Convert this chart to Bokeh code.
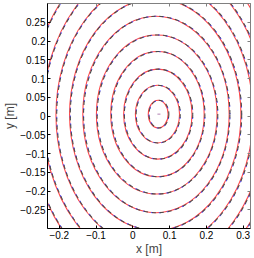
import numpy as np
from bokeh.plotting import figure
from bokeh.models import FixedTicker, ColumnDataSource, LinearAxis
from bokeh.embed import file_html
from bokeh.resources import INLINE

# ---- data ----
# dashed series (gray / blue) contour centres and semi-axes [m]
center_x = [0.071, 0.069, 0.070, 0.069, 0.067, 0.065, 0.063, 0.061, 0.060, 0.059, 0.058]
center_y = [0.005, 0.005, 0.005, 0.005, 0.004, 0.004, 0.004, 0.003, 0.003, 0.003, 0.003]
semi_x = [0.027, 0.060, 0.093, 0.127, 0.164, 0.199, 0.233, 0.268, 0.303, 0.338, 0.373]
semi_y = [0.037, 0.077, 0.120, 0.167, 0.212, 0.262, 0.309, 0.357, 0.405, 0.453, 0.501]
# solid red series, drawn slightly left of the dashed ones
red_center_x = [0.069, 0.067, 0.068, 0.067, 0.065, 0.063, 0.061, 0.059, 0.058, 0.057, 0.056]

x_ticks = [-0.2, -0.1, 0.0, 0.1, 0.2, 0.3]
x_tick_labels = ["\u22120.2", "\u22120.1", "0", "0.1", "0.2", "0.3"]
y_ticks = [-0.25, -0.2, -0.15, -0.1, -0.05, 0.0, 0.05, 0.1, 0.15, 0.2, 0.25]
y_tick_labels = ["\u22120.25", "\u22120.2", "\u22120.15", "\u22120.1", "\u22120.05", "0",
                 "0.05", "0.1", "0.15", "0.2", "0.25"]

src = ColumnDataSource(dict(
    x=center_x, xr=red_center_x, y=center_y,
    w=[2 * a for a in semi_x],
    h=[2 * b for b in semi_y],
))

p = figure(width=254, height=258, x_range=(-0.232, 0.32), y_range=(-0.3, 0.3),
           output_backend="svg", toolbar_location=None,
           min_border_left=45, min_border_right=4, min_border_top=3, min_border_bottom=30)
p.styles = {"position": "absolute", "left": "0px", "top": "0px"}

p.ellipse(x="xr", y="y", width="w", height="h", source=src, fill_color=None,
          line_color="#ff4a4a", line_width=1.1)
p.ellipse(x="x", y="y", width="w", height="h", source=src, fill_color=None,
          line_color="#4a4aff", line_width=1.1, line_dash="2 6", line_dash_offset=5)
p.ellipse(x="x", y="y", width="w", height="h", source=src, fill_color=None,
          line_color="#4a4a4a", line_width=1.1, line_dash="4 4")
p.scatter([center_x[0]], [center_y[0]], size=3, color="#b080b0", marker="dash")

p.xgrid.visible = False
p.ygrid.visible = False
p.outline_line_color = "#808080"
p.background_fill_color = "white"
p.border_fill_color = "white"

font = "Liberation Sans"
for ax, ticks, labels, name in ((p.xaxis[0], x_ticks, x_tick_labels, "x [m]"),
                                (p.yaxis[0], y_ticks, y_tick_labels, "y [m]")):
    ax.ticker = FixedTicker(ticks=ticks)
    ax.major_label_overrides = {t: l for t, l in zip(ticks, labels)}
    ax.minor_tick_line_color = None
    ax.major_tick_in = 3
    ax.major_tick_out = 0
    ax.axis_line_color = "black"
    ax.major_tick_line_color = "black"
    ax.major_label_text_font = font
    ax.major_label_text_font_size = "10px"
    ax.major_label_text_color = "black"
    ax.major_label_standoff = 2
    ax.axis_label = name
    ax.axis_label_text_font = font
    ax.axis_label_text_font_size = "12px"
    ax.axis_label_text_font_style = "normal"
    ax.axis_label_standoff = 0

# mirrored tick marks on top and right (no labels)
for loc, ticks in (("above", x_ticks), ("right", y_ticks)):
    ax = LinearAxis(ticker=FixedTicker(ticks=ticks))
    ax.major_label_overrides = {t: "" for t in ticks}
    ax.major_label_text_font_size = "0px"
    ax.major_label_standoff = 0
    ax.minor_tick_line_color = None
    ax.major_tick_in = 3
    ax.major_tick_out = 0
    ax.axis_line_color = "#808080"
    ax.major_tick_line_color = "#808080"
    p.add_layout(ax, loc)

open("out.html", "w").write(file_html(p, INLINE))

Direction: Repeat, exactly and in full, each line from the start of the data to the line that contains "from bokeh.resources import INLINE". Pictures do not go in.

Finished task:
Convert this chart to Bokeh code.
import numpy as np
from bokeh.plotting import figure
from bokeh.models import FixedTicker, ColumnDataSource, LinearAxis
from bokeh.embed import file_html
from bokeh.resources import INLINE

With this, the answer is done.